• GIVEN DATA
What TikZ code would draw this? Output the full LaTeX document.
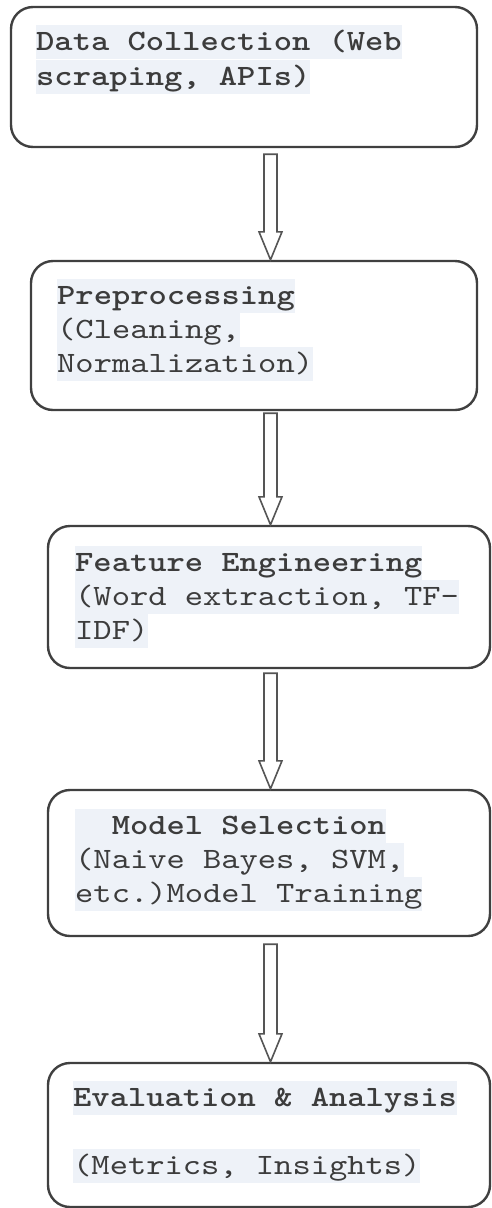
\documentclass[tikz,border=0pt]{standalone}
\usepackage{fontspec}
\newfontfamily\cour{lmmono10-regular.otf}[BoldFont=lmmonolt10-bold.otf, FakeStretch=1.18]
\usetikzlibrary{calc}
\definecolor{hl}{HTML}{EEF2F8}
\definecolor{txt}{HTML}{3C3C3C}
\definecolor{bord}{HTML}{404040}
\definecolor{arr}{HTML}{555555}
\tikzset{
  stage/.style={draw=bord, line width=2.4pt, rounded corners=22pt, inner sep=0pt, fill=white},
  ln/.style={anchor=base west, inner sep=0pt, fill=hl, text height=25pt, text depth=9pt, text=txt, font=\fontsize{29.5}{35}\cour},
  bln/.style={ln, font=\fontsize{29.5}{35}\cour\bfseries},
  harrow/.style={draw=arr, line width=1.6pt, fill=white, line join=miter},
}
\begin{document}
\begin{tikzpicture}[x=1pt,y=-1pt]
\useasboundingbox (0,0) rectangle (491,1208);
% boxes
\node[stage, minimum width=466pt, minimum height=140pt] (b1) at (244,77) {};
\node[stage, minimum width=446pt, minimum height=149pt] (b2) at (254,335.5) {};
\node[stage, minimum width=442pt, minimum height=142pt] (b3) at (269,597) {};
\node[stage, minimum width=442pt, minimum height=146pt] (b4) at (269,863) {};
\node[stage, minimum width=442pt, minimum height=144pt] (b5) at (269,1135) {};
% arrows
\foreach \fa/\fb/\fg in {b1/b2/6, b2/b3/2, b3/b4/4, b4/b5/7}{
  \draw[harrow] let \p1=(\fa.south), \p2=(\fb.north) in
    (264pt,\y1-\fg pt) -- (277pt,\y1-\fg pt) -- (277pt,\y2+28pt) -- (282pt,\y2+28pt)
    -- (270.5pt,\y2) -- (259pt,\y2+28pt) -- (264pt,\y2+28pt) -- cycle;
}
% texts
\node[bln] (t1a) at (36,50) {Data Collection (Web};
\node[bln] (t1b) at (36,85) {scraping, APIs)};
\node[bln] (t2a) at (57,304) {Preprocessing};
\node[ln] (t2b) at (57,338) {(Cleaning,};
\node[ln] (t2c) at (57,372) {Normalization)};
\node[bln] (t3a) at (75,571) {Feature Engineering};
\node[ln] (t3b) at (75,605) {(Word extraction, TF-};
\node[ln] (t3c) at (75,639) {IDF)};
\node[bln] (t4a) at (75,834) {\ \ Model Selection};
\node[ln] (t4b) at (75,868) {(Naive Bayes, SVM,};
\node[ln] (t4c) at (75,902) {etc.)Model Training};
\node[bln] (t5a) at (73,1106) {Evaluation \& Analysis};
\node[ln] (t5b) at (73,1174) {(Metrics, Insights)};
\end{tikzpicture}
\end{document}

• TASK STATEMENT
Working from the lines above, reproduce the material exactly and exclude its pictures.

• OUTPUT FOR THIS EXERCISE
What TikZ code would draw this? Output the full LaTeX document.
\documentclass[tikz,border=0pt]{standalone}
\usepackage{fontspec}
\newfontfamily\cour{lmmono10-regular.otf}[BoldFont=lmmonolt10-bold.otf, FakeStretch=1.18]
\usetikzlibrary{calc}
\definecolor{hl}{HTML}{EEF2F8}
\definecolor{txt}{HTML}{3C3C3C}
\definecolor{bord}{HTML}{404040}
\definecolor{arr}{HTML}{555555}
\tikzset{
  stage/.style={draw=bord, line width=2.4pt, rounded corners=22pt, inner sep=0pt, fill=white},
  ln/.style={anchor=base west, inner sep=0pt, fill=hl, text height=25pt, text depth=9pt, text=txt, font=\fontsize{29.5}{35}\cour},
  bln/.style={ln, font=\fontsize{29.5}{35}\cour\bfseries},
  harrow/.style={draw=arr, line width=1.6pt, fill=white, line join=miter},
}
\begin{document}
\begin{tikzpicture}[x=1pt,y=-1pt]
\useasboundingbox (0,0) rectangle (491,1208);
% boxes
\node[stage, minimum width=466pt, minimum height=140pt] (b1) at (244,77) {};
\node[stage, minimum width=446pt, minimum height=149pt] (b2) at (254,335.5) {};
\node[stage, minimum width=442pt, minimum height=142pt] (b3) at (269,597) {};
\node[stage, minimum width=442pt, minimum height=146pt] (b4) at (269,863) {};
\node[stage, minimum width=442pt, minimum height=144pt] (b5) at (269,1135) {};
% arrows
\foreach \fa/\fb/\fg in {b1/b2/6, b2/b3/2, b3/b4/4, b4/b5/7}{
  \draw[harrow] let \p1=(\fa.south), \p2=(\fb.north) in
    (264pt,\y1-\fg pt) -- (277pt,\y1-\fg pt) -- (277pt,\y2+28pt) -- (282pt,\y2+28pt)
    -- (270.5pt,\y2) -- (259pt,\y2+28pt) -- (264pt,\y2+28pt) -- cycle;
}
% texts
\node[bln] (t1a) at (36,50) {Data Collection (Web};
\node[bln] (t1b) at (36,85) {scraping, APIs)};
\node[bln] (t2a) at (57,304) {Preprocessing};
\node[ln] (t2b) at (57,338) {(Cleaning,};
\node[ln] (t2c) at (57,372) {Normalization)};
\node[bln] (t3a) at (75,571) {Feature Engineering};
\node[ln] (t3b) at (75,605) {(Word extraction, TF-};
\node[ln] (t3c) at (75,639) {IDF)};
\node[bln] (t4a) at (75,834) {\ \ Model Selection};
\node[ln] (t4b) at (75,868) {(Naive Bayes, SVM,};
\node[ln] (t4c) at (75,902) {etc.)Model Training};
\node[bln] (t5a) at (73,1106) {Evaluation \& Analysis};
\node[ln] (t5b) at (73,1174) {(Metrics, Insights)};
\end{tikzpicture}
\end{document}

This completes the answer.